Directions for this task |
Print the listing below from its opening line through the line holding "760, 560, 392]", both ends included.

Data block |
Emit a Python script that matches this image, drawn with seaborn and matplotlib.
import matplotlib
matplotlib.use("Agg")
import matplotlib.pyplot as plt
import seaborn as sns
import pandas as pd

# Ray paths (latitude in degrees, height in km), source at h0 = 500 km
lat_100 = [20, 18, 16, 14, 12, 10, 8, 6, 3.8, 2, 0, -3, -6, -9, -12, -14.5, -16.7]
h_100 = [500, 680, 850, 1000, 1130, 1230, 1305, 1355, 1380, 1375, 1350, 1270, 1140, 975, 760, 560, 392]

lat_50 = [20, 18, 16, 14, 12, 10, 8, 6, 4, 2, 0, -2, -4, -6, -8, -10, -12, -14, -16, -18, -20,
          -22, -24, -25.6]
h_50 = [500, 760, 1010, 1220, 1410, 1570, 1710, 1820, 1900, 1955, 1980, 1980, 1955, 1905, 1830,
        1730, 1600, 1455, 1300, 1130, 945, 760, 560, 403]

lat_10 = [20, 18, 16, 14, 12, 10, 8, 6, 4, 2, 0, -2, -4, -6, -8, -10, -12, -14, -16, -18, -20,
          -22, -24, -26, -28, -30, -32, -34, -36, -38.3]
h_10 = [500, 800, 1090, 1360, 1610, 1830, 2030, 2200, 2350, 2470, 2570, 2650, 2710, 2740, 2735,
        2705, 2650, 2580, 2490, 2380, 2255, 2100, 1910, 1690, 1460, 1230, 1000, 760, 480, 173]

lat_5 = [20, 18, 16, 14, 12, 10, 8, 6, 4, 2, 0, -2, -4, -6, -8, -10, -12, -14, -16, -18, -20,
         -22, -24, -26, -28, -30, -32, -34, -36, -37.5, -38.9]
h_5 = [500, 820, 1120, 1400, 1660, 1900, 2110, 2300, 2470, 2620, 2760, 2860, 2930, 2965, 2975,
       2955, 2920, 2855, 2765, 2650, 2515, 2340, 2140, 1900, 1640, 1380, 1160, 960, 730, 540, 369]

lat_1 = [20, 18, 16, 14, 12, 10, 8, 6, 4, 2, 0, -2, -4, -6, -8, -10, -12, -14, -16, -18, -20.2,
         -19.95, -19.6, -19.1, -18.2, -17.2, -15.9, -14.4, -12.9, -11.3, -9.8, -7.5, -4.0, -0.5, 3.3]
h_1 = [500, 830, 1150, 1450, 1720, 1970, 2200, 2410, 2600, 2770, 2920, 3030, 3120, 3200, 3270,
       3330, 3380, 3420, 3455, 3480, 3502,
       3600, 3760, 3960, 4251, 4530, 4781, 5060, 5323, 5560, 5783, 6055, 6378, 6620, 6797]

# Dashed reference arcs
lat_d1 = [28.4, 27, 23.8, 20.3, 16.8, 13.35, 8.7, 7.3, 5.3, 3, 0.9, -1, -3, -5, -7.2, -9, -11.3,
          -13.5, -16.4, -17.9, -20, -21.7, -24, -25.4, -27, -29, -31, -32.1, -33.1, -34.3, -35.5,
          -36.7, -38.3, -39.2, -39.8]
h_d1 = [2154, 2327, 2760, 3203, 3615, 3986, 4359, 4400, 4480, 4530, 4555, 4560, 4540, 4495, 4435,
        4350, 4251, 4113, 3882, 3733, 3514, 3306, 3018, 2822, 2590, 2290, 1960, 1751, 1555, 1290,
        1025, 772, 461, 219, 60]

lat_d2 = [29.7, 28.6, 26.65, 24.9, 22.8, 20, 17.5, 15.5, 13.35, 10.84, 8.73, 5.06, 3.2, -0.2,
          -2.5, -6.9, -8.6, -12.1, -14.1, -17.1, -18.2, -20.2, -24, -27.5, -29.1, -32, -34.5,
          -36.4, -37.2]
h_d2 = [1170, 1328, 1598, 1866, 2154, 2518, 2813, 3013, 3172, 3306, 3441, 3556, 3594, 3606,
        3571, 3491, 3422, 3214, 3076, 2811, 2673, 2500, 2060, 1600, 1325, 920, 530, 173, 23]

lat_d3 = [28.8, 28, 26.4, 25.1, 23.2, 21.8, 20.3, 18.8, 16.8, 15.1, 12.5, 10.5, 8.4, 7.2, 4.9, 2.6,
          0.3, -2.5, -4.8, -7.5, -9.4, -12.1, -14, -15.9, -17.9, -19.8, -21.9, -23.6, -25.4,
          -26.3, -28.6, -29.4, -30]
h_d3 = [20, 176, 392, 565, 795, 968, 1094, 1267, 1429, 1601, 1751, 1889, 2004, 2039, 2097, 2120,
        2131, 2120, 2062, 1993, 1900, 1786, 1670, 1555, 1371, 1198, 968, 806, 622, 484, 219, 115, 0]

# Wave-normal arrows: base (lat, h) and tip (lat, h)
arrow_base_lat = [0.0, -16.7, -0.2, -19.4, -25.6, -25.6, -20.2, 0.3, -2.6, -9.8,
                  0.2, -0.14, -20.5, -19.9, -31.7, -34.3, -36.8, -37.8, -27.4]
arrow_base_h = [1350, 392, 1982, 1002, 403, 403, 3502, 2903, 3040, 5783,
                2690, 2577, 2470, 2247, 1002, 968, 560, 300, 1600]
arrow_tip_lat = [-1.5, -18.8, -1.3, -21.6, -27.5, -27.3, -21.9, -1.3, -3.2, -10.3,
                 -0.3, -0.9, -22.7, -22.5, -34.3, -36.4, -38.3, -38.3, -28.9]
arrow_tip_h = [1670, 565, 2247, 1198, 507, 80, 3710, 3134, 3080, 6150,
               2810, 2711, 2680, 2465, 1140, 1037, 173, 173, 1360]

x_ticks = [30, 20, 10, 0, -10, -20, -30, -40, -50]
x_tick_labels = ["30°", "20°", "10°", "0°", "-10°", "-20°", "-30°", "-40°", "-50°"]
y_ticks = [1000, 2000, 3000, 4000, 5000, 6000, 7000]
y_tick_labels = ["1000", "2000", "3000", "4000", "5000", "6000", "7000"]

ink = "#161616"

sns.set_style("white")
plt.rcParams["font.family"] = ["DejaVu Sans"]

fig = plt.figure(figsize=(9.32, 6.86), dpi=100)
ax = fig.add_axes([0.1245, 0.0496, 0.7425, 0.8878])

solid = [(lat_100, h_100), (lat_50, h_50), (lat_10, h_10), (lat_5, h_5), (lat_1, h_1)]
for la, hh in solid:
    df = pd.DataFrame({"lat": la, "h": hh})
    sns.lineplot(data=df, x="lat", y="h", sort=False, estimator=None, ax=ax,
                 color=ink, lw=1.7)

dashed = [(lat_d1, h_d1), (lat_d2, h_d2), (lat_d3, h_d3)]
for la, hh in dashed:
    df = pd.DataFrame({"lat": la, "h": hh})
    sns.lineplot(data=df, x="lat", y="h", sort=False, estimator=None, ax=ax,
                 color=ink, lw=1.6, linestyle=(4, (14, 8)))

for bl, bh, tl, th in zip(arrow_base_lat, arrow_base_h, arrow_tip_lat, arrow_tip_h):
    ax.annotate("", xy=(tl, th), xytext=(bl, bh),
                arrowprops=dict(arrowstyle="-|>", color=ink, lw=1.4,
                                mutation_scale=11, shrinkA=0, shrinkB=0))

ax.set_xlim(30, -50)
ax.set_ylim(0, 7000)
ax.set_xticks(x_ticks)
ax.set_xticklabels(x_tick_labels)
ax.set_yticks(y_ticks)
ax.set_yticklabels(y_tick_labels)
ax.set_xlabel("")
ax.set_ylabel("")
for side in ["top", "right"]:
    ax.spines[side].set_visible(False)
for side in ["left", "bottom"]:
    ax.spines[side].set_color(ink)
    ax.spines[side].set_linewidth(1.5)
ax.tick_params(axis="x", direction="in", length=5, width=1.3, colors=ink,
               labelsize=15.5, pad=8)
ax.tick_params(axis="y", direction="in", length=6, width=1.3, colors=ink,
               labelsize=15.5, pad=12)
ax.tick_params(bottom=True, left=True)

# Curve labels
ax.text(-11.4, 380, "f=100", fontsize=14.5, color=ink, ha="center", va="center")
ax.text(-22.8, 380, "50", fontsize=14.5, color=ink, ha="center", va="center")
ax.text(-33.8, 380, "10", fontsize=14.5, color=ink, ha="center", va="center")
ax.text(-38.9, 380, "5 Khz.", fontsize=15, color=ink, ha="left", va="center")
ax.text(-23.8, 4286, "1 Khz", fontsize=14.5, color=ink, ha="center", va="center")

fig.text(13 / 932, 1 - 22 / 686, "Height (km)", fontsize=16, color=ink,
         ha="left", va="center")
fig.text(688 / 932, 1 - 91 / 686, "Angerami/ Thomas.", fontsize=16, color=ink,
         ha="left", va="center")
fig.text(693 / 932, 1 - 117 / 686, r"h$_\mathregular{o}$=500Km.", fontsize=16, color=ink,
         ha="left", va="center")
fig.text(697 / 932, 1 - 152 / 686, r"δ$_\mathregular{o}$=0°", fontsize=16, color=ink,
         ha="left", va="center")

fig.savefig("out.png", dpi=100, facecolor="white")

Final result |
Emit a Python script that matches this image, drawn with seaborn and matplotlib.
import matplotlib
matplotlib.use("Agg")
import matplotlib.pyplot as plt
import seaborn as sns
import pandas as pd

# Ray paths (latitude in degrees, height in km), source at h0 = 500 km
lat_100 = [20, 18, 16, 14, 12, 10, 8, 6, 3.8, 2, 0, -3, -6, -9, -12, -14.5, -16.7]
h_100 = [500, 680, 850, 1000, 1130, 1230, 1305, 1355, 1380, 1375, 1350, 1270, 1140, 975, 760, 560, 392]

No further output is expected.